## What the exercise asks
Return all of the data exactly, with nothing left out but the pictures.

--- begin Material shown ---

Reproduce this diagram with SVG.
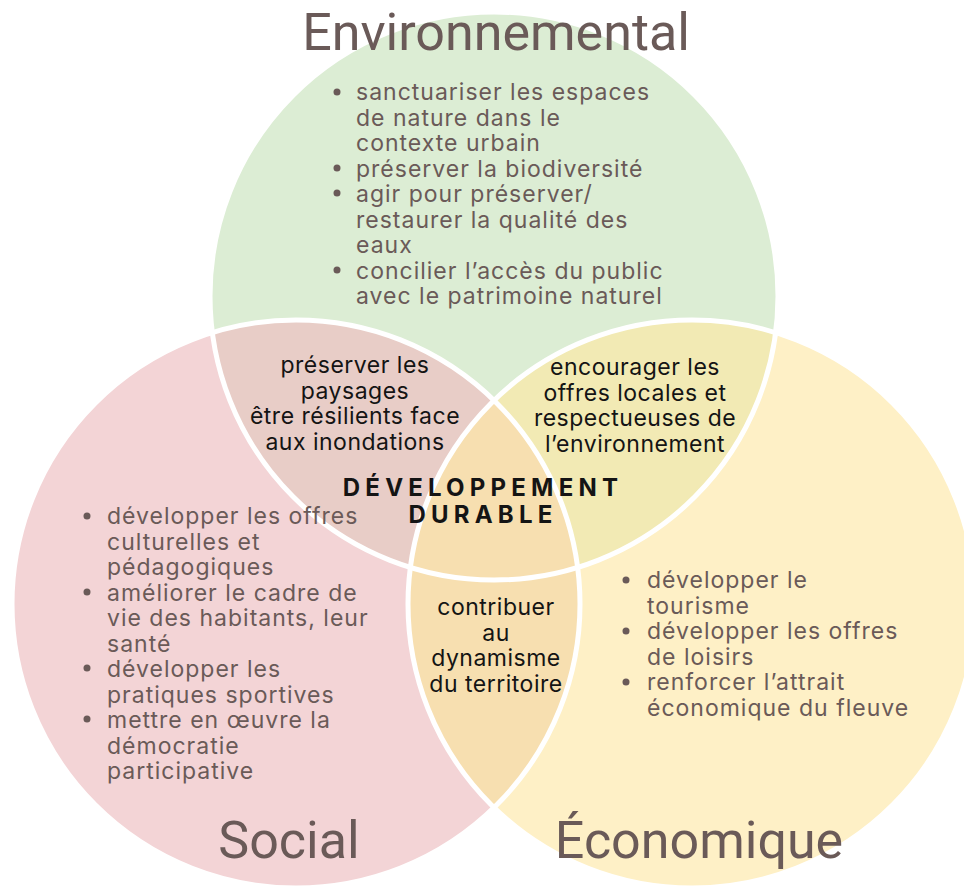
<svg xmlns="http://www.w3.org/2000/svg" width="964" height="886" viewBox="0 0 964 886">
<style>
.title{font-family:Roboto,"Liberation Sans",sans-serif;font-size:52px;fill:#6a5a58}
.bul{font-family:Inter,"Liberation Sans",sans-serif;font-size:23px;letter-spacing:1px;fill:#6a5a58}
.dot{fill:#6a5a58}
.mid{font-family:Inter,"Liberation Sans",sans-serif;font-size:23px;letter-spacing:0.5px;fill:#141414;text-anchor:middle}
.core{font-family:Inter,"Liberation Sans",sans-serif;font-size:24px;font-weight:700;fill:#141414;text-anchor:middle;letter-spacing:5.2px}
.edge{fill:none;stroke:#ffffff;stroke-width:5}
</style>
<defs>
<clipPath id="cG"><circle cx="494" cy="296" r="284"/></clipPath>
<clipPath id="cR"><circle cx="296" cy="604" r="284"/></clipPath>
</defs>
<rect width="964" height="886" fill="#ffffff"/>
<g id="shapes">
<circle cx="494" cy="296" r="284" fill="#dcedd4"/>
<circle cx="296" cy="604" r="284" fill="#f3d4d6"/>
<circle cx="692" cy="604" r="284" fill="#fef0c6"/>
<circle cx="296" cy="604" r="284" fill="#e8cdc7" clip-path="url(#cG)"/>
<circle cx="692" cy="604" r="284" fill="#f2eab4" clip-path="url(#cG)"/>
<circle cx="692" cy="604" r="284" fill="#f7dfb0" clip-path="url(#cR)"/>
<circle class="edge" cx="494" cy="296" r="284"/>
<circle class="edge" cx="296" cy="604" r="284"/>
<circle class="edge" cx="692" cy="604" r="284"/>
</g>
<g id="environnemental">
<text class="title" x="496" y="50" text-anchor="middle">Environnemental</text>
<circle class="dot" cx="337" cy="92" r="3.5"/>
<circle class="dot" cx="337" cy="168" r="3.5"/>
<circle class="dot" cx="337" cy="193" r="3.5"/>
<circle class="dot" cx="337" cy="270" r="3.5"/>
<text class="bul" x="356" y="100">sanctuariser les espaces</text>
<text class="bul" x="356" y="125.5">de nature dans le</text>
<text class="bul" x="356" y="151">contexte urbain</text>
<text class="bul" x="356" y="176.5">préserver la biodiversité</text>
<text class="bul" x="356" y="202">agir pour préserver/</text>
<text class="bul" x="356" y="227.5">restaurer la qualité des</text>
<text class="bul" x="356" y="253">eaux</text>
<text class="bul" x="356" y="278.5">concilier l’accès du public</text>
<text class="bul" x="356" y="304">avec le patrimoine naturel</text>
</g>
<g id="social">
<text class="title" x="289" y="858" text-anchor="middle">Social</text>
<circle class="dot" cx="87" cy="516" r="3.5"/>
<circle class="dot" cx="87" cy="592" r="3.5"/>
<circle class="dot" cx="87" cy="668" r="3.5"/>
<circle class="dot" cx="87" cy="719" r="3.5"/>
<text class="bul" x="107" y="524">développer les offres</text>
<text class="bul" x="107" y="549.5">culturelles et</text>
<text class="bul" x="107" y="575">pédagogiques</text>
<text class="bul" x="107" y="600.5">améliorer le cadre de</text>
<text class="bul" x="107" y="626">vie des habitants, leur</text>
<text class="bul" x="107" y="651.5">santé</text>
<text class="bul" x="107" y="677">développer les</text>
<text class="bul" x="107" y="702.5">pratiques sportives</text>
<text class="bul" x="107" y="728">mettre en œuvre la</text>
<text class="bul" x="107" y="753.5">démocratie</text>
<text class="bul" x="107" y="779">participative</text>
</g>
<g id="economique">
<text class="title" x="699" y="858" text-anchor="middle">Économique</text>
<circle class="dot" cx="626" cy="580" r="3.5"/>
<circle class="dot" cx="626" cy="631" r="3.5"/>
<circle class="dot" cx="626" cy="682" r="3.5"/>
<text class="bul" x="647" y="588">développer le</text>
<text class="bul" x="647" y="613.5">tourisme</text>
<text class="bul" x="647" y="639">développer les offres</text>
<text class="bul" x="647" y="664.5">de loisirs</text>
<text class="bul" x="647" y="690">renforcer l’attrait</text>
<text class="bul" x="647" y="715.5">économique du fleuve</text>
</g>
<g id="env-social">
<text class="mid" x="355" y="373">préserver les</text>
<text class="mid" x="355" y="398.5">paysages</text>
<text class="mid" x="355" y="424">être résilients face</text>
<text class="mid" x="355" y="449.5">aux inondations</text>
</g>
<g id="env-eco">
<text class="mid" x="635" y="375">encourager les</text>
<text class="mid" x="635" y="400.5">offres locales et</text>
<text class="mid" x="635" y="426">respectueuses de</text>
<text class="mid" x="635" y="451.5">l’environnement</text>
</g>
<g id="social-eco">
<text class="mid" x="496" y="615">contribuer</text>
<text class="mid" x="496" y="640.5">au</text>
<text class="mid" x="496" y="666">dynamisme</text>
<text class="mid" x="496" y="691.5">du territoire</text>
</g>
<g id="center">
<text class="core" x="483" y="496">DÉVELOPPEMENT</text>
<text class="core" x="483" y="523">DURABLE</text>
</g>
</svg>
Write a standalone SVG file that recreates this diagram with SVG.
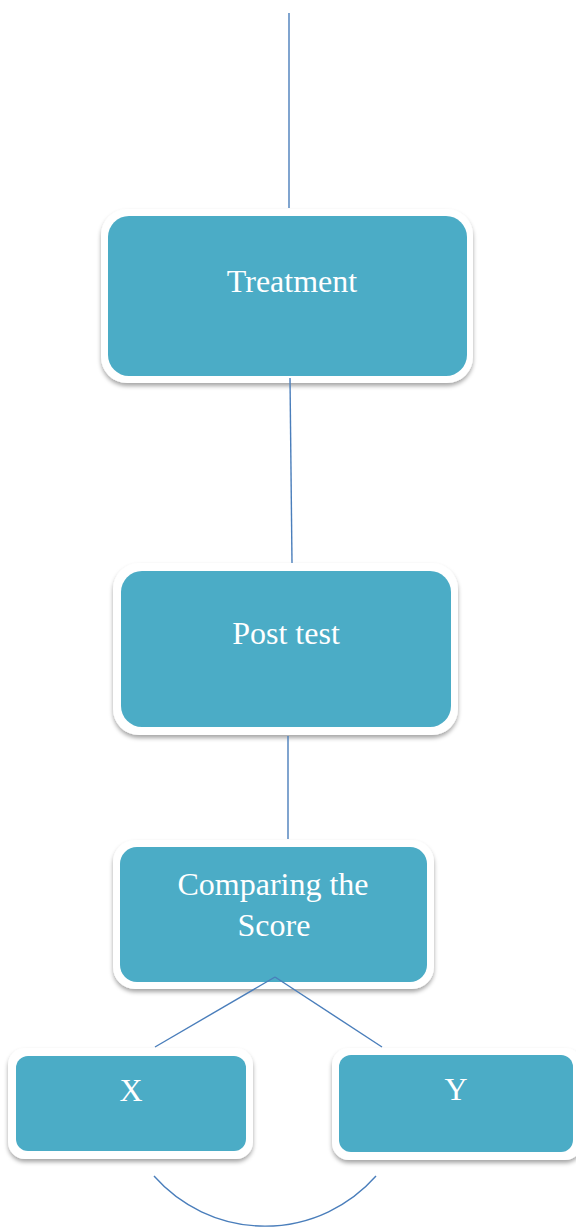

--- end Material shown ---

## The solution
Reproduce this diagram with SVG.
<svg xmlns="http://www.w3.org/2000/svg" width="964" height="886" viewBox="0 0 964 886">
<style>
.title{font-family:Roboto,"Liberation Sans",sans-serif;font-size:52px;fill:#6a5a58}
.bul{font-family:Inter,"Liberation Sans",sans-serif;font-size:23px;letter-spacing:1px;fill:#6a5a58}
.dot{fill:#6a5a58}
.mid{font-family:Inter,"Liberation Sans",sans-serif;font-size:23px;letter-spacing:0.5px;fill:#141414;text-anchor:middle}
.core{font-family:Inter,"Liberation Sans",sans-serif;font-size:24px;font-weight:700;fill:#141414;text-anchor:middle;letter-spacing:5.2px}
.edge{fill:none;stroke:#ffffff;stroke-width:5}
</style>
<defs>
<clipPath id="cG"><circle cx="494" cy="296" r="284"/></clipPath>
<clipPath id="cR"><circle cx="296" cy="604" r="284"/></clipPath>
</defs>
<rect width="964" height="886" fill="#ffffff"/>
<g id="shapes">
<circle cx="494" cy="296" r="284" fill="#dcedd4"/>
<circle cx="296" cy="604" r="284" fill="#f3d4d6"/>
<circle cx="692" cy="604" r="284" fill="#fef0c6"/>
<circle cx="296" cy="604" r="284" fill="#e8cdc7" clip-path="url(#cG)"/>
<circle cx="692" cy="604" r="284" fill="#f2eab4" clip-path="url(#cG)"/>
<circle cx="692" cy="604" r="284" fill="#f7dfb0" clip-path="url(#cR)"/>
<circle class="edge" cx="494" cy="296" r="284"/>
<circle class="edge" cx="296" cy="604" r="284"/>
<circle class="edge" cx="692" cy="604" r="284"/>
</g>
<g id="environnemental">
<text class="title" x="496" y="50" text-anchor="middle">Environnemental</text>
<circle class="dot" cx="337" cy="92" r="3.5"/>
<circle class="dot" cx="337" cy="168" r="3.5"/>
<circle class="dot" cx="337" cy="193" r="3.5"/>
<circle class="dot" cx="337" cy="270" r="3.5"/>
<text class="bul" x="356" y="100">sanctuariser les espaces</text>
<text class="bul" x="356" y="125.5">de nature dans le</text>
<text class="bul" x="356" y="151">contexte urbain</text>
<text class="bul" x="356" y="176.5">préserver la biodiversité</text>
<text class="bul" x="356" y="202">agir pour préserver/</text>
<text class="bul" x="356" y="227.5">restaurer la qualité des</text>
<text class="bul" x="356" y="253">eaux</text>
<text class="bul" x="356" y="278.5">concilier l’accès du public</text>
<text class="bul" x="356" y="304">avec le patrimoine naturel</text>
</g>
<g id="social">
<text class="title" x="289" y="858" text-anchor="middle">Social</text>
<circle class="dot" cx="87" cy="516" r="3.5"/>
<circle class="dot" cx="87" cy="592" r="3.5"/>
<circle class="dot" cx="87" cy="668" r="3.5"/>
<circle class="dot" cx="87" cy="719" r="3.5"/>
<text class="bul" x="107" y="524">développer les offres</text>
<text class="bul" x="107" y="549.5">culturelles et</text>
<text class="bul" x="107" y="575">pédagogiques</text>
<text class="bul" x="107" y="600.5">améliorer le cadre de</text>
<text class="bul" x="107" y="626">vie des habitants, leur</text>
<text class="bul" x="107" y="651.5">santé</text>
<text class="bul" x="107" y="677">développer les</text>
<text class="bul" x="107" y="702.5">pratiques sportives</text>
<text class="bul" x="107" y="728">mettre en œuvre la</text>
<text class="bul" x="107" y="753.5">démocratie</text>
<text class="bul" x="107" y="779">participative</text>
</g>
<g id="economique">
<text class="title" x="699" y="858" text-anchor="middle">Économique</text>
<circle class="dot" cx="626" cy="580" r="3.5"/>
<circle class="dot" cx="626" cy="631" r="3.5"/>
<circle class="dot" cx="626" cy="682" r="3.5"/>
<text class="bul" x="647" y="588">développer le</text>
<text class="bul" x="647" y="613.5">tourisme</text>
<text class="bul" x="647" y="639">développer les offres</text>
<text class="bul" x="647" y="664.5">de loisirs</text>
<text class="bul" x="647" y="690">renforcer l’attrait</text>
<text class="bul" x="647" y="715.5">économique du fleuve</text>
</g>
<g id="env-social">
<text class="mid" x="355" y="373">préserver les</text>
<text class="mid" x="355" y="398.5">paysages</text>
<text class="mid" x="355" y="424">être résilients face</text>
<text class="mid" x="355" y="449.5">aux inondations</text>
</g>
<g id="env-eco">
<text class="mid" x="635" y="375">encourager les</text>
<text class="mid" x="635" y="400.5">offres locales et</text>
<text class="mid" x="635" y="426">respectueuses de</text>
<text class="mid" x="635" y="451.5">l’environnement</text>
</g>
<g id="social-eco">
<text class="mid" x="496" y="615">contribuer</text>
<text class="mid" x="496" y="640.5">au</text>
<text class="mid" x="496" y="666">dynamisme</text>
<text class="mid" x="496" y="691.5">du territoire</text>
</g>
<g id="center">
<text class="core" x="483" y="496">DÉVELOPPEMENT</text>
<text class="core" x="483" y="523">DURABLE</text>
</g>
</svg>
Write a standalone SVG file that recreates this diagram with SVG.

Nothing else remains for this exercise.